§ TASK OBJECTIVE
Print nothing but the lines from the start of the listing below through the line that contains "0.985, 0.99, 0.99, 1, 1];". Do not include the pictures.

§ DATA LINES
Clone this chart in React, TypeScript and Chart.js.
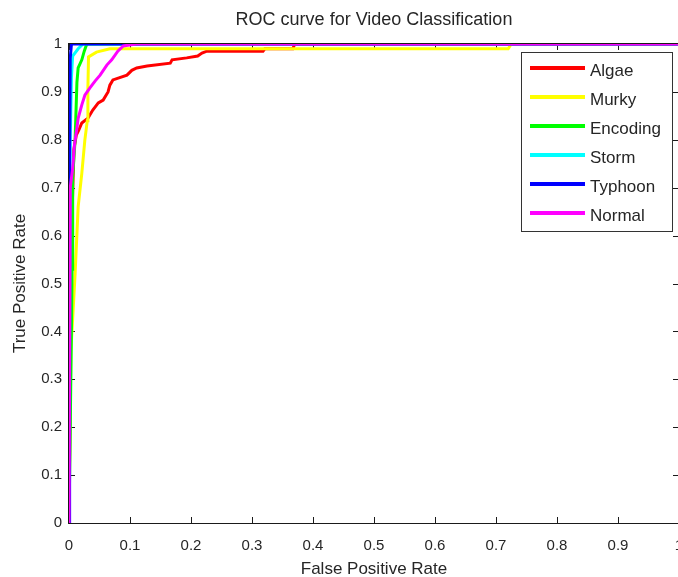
import React, { useEffect, useRef } from 'react';
import { Chart, registerables } from 'chart.js';

Chart.register(...registerables);

const seriesNames = ['Algae', 'Murky', 'Encoding', 'Storm', 'Typhoon', 'Normal'];
const seriesColors = ['#ff0000', '#ffff00', '#00ff00', '#00ffff', '#0000ff', '#ff00ff'];

const algaeFpr = [0, 0.004, 0.008, 0.012, 0.016, 0.021, 0.031, 0.039, 0.048, 0.056, 0.064, 0.067, 0.072, 0.095, 0.103, 0.111, 0.128, 0.166, 0.169, 0.193, 0.211, 0.218, 0.226, 0.318, 0.321, 0.367, 0.37, 1];
const algaeTpr = [0, 0.6, 0.78, 0.81, 0.82, 0.835, 0.845, 0.862, 0.877, 0.883, 0.9, 0.914, 0.925, 0.935, 0.945, 0.95, 0.954, 0.96, 0.967, 0.971, 0.975, 0.981, 0.985, 0.985, 0.99, 0.99, 1, 1];

const murkyFpr = [0, 0.003, 0.004, 0.01, 0.015, 0.021, 0.026, 0.03, 0.031, 0.032, 0.045, 0.067, 0.72, 0.725, 1];
const murkyTpr = [0, 0.36, 0.38, 0.52, 0.66, 0.73, 0.8, 0.84, 0.908, 0.973, 0.983, 0.99, 0.99, 1, 1];

const encodingFpr = [0, 0.004, 0.005, 0.006, 0.01, 0.013, 0.015, 0.021, 0.025, 0.028, 0.03, 1];
const encodingTpr = [0, 0.4, 0.53, 0.72, 0.8, 0.92, 0.95, 0.967, 0.985, 0.996, 1, 1];

const stormFpr = [0, 0.002, 0.004, 0.006, 0.015, 0.023, 1];
const stormTpr = [0, 0.8, 0.93, 0.975, 0.99, 1, 1];

const typhoonFpr = [0, 0.001, 0.002, 0.004, 1];
const typhoonTpr = [0, 0.75, 0.97, 1, 1];

const normalFpr = [0, 0.002, 0.006, 0.009, 0.013, 0.015, 0.021, 0.026, 0.034, 0.043, 0.051, 0.062, 0.07, 0.08, 0.089, 0.11, 1];
const normalTpr = [0, 0.7, 0.74, 0.79, 0.825, 0.845, 0.873, 0.893, 0.908, 0.923, 0.935, 0.956, 0.967, 0.985, 0.996, 1, 1];

const seriesFpr = [algaeFpr, murkyFpr, encodingFpr, stormFpr, typhoonFpr, normalFpr];
const seriesTpr = [algaeTpr, murkyTpr, encodingTpr, stormTpr, typhoonTpr, normalTpr];

const xTickValues = [0, 0.1, 0.2, 0.3, 0.4, 0.5, 0.6, 0.7, 0.8, 0.9, 1];
const xTickLabels = ['0', '0.1', '0.2', '0.3', '0.4', '0.5', '0.6', '0.7', '0.8', '0.9', '1'];
const yTickValues = [0, 0.1, 0.2, 0.3, 0.4, 0.5, 0.6, 0.7, 0.8, 0.9, 1];
const yTickLabels = ['0', '0.1', '0.2', '0.3', '0.4', '0.5', '0.6', '0.7', '0.8', '0.9', '1'];

const titleText = 'ROC curve for Video Classification';
const xAxisLabel = 'False Positive Rate';
const yAxisLabel = 'True Positive Rate';

const FONT = "'Liberation Sans', Arial, Helvetica, sans-serif";
const TEXT = '#262626';
const AXIS = '#1a1a1a';

const decorPlugin = {
  id: 'decor',
  beforeDatasetsDraw(chart: any) {
    const ctx = chart.ctx;
    const a = chart.chartArea;
    const xs = chart.scales.x;
    const ys = chart.scales.y;
    const len = 6;
    ctx.save();
    ctx.strokeStyle = AXIS;
    ctx.lineWidth = 1;
    ctx.beginPath();
    xTickValues.forEach((v) => {
      const x = Math.round(xs.getPixelForValue(v)) + 0.5;
      ctx.moveTo(x, a.bottom);
      ctx.lineTo(x, a.bottom - len);
      ctx.moveTo(x, a.top);
      ctx.lineTo(x, a.top + len);
    });
    yTickValues.forEach((v) => {
      const y = Math.round(ys.getPixelForValue(v)) + 0.5;
      ctx.moveTo(a.left, y);
      ctx.lineTo(a.left + len, y);
      ctx.moveTo(a.right, y);
      ctx.lineTo(a.right - len, y);
    });
    ctx.stroke();
    ctx.restore();
  },
  afterDatasetsDraw(chart: any) {
    const ctx = chart.ctx;
    const a = chart.chartArea;
    ctx.save();
    ctx.strokeStyle = AXIS;
    ctx.lineWidth = 1;
    ctx.strokeRect(Math.round(a.left) - 0.5, Math.round(a.top) - 0.5, Math.round(a.right - a.left) + 1, Math.round(a.bottom - a.top) + 1);

    // legend box
    const lx = 521, ly = 52, lw = 151, lh = 179;
    ctx.fillStyle = '#ffffff';
    ctx.fillRect(lx, ly, lw, lh);
    ctx.strokeStyle = '#333333';
    ctx.strokeRect(lx + 0.5, ly + 0.5, lw, lh);
    ctx.font = `17px ${FONT}`;
    ctx.textAlign = 'left';
    ctx.textBaseline = 'middle';
    seriesNames.forEach((name, i) => {
      const y = 68 + i * 29;
      ctx.strokeStyle = seriesColors[i];
      ctx.lineWidth = 4;
      ctx.beginPath();
      ctx.moveTo(530, y);
      ctx.lineTo(585, y);
      ctx.stroke();
      ctx.fillStyle = TEXT;
      ctx.fillText(name, 590, y + 3);
    });
    ctx.restore();
  },
  afterDraw(chart: any) {
    const ctx = chart.ctx;
    const a = chart.chartArea;
    const cx = (a.left + a.right) / 2;
    ctx.save();
    ctx.fillStyle = TEXT;
    ctx.textAlign = 'center';
    ctx.textBaseline = 'middle';
    ctx.font = `18px ${FONT}`;
    ctx.fillText(titleText, cx, 20);
    ctx.font = `17px ${FONT}`;
    ctx.fillText(xAxisLabel, cx, 569);
    ctx.translate(20, (a.top + a.bottom) / 2);
    ctx.rotate(-Math.PI / 2);
    ctx.fillText(yAxisLabel, 0, 0);
    ctx.restore();
  },
};

export default function App() {
  const canvasRef = useRef<HTMLCanvasElement | null>(null);

  useEffect(() => {
    const canvas = canvasRef.current;
    if (!canvas) return;
    const datasets = seriesNames.map((name, i) => ({
      label: name,
      data: seriesFpr[i].map((x, j) => ({ x, y: seriesTpr[i][j] })),
      borderColor: seriesColors[i],
      backgroundColor: seriesColors[i],
      borderWidth: 3,
      pointRadius: 0,
      fill: false,
      tension: 0,
      order: seriesNames.length - 1 - i,
    }));
    const chart = new Chart(canvas, {
      type: 'line',
      data: { datasets },
      options: {
        responsive: false,
        animation: false,
        devicePixelRatio: 1,
        layout: { padding: { top: 44, right: 11, left: 0, bottom: 0 } },
        plugins: {
          legend: { display: false },
          tooltip: { enabled: false },
          title: { display: false },
        },
        scales: {
          x: {
            type: 'linear',
            min: 0,
            max: 1,
            afterBuildTicks: (s: any) => {
              s.ticks = xTickValues.map((v) => ({ value: v }));
            },
            afterFit: (s: any) => {
              s.height = 54;
              s.paddingLeft = 0;
              s.paddingRight = 0;
            },
            grid: { display: false, drawTicks: false },
            border: { display: false },
            ticks: {
              autoSkip: false,
              maxRotation: 0,
              padding: 14,
              color: TEXT,
              font: { family: FONT, size: 15 },
              callback: (_v: any, i: number) => xTickLabels[i],
            },
          },
          y: {
            type: 'linear',
            min: 0,
            max: 1,
            afterBuildTicks: (s: any) => {
              s.ticks = yTickValues.map((v) => ({ value: v }));
            },
            afterFit: (s: any) => {
              s.width = 69;
              s.paddingTop = 0;
              s.paddingBottom = 0;
            },
            grid: { display: false, drawTicks: false },
            border: { display: false },
            ticks: {
              autoSkip: false,
              padding: 7,
              color: TEXT,
              font: { family: FONT, size: 15 },
              callback: (_v: any, i: number) => yTickLabels[i],
            },
          },
        },
      } as any,
      plugins: [decorPlugin],
    });
    return () => chart.destroy();
  }, []);

  return (
    <div style={{ position: 'absolute', left: 0, top: 0, width: 678, height: 577, overflow: 'hidden', background: '#ffffff' }}>
      <canvas ref={canvasRef} width={690} height={577} style={{ display: 'block' }} />
    </div>
  );
}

§ EXERCISE RESULT
Clone this chart in React, TypeScript and Chart.js.
import React, { useEffect, useRef } from 'react';
import { Chart, registerables } from 'chart.js';

Chart.register(...registerables);

const seriesNames = ['Algae', 'Murky', 'Encoding', 'Storm', 'Typhoon', 'Normal'];
const seriesColors = ['#ff0000', '#ffff00', '#00ff00', '#00ffff', '#0000ff', '#ff00ff'];

const algaeFpr = [0, 0.004, 0.008, 0.012, 0.016, 0.021, 0.031, 0.039, 0.048, 0.056, 0.064, 0.067, 0.072, 0.095, 0.103, 0.111, 0.128, 0.166, 0.169, 0.193, 0.211, 0.218, 0.226, 0.318, 0.321, 0.367, 0.37, 1];
const algaeTpr = [0, 0.6, 0.78, 0.81, 0.82, 0.835, 0.845, 0.862, 0.877, 0.883, 0.9, 0.914, 0.925, 0.935, 0.945, 0.95, 0.954, 0.96, 0.967, 0.971, 0.975, 0.981, 0.985, 0.985, 0.99, 0.99, 1, 1];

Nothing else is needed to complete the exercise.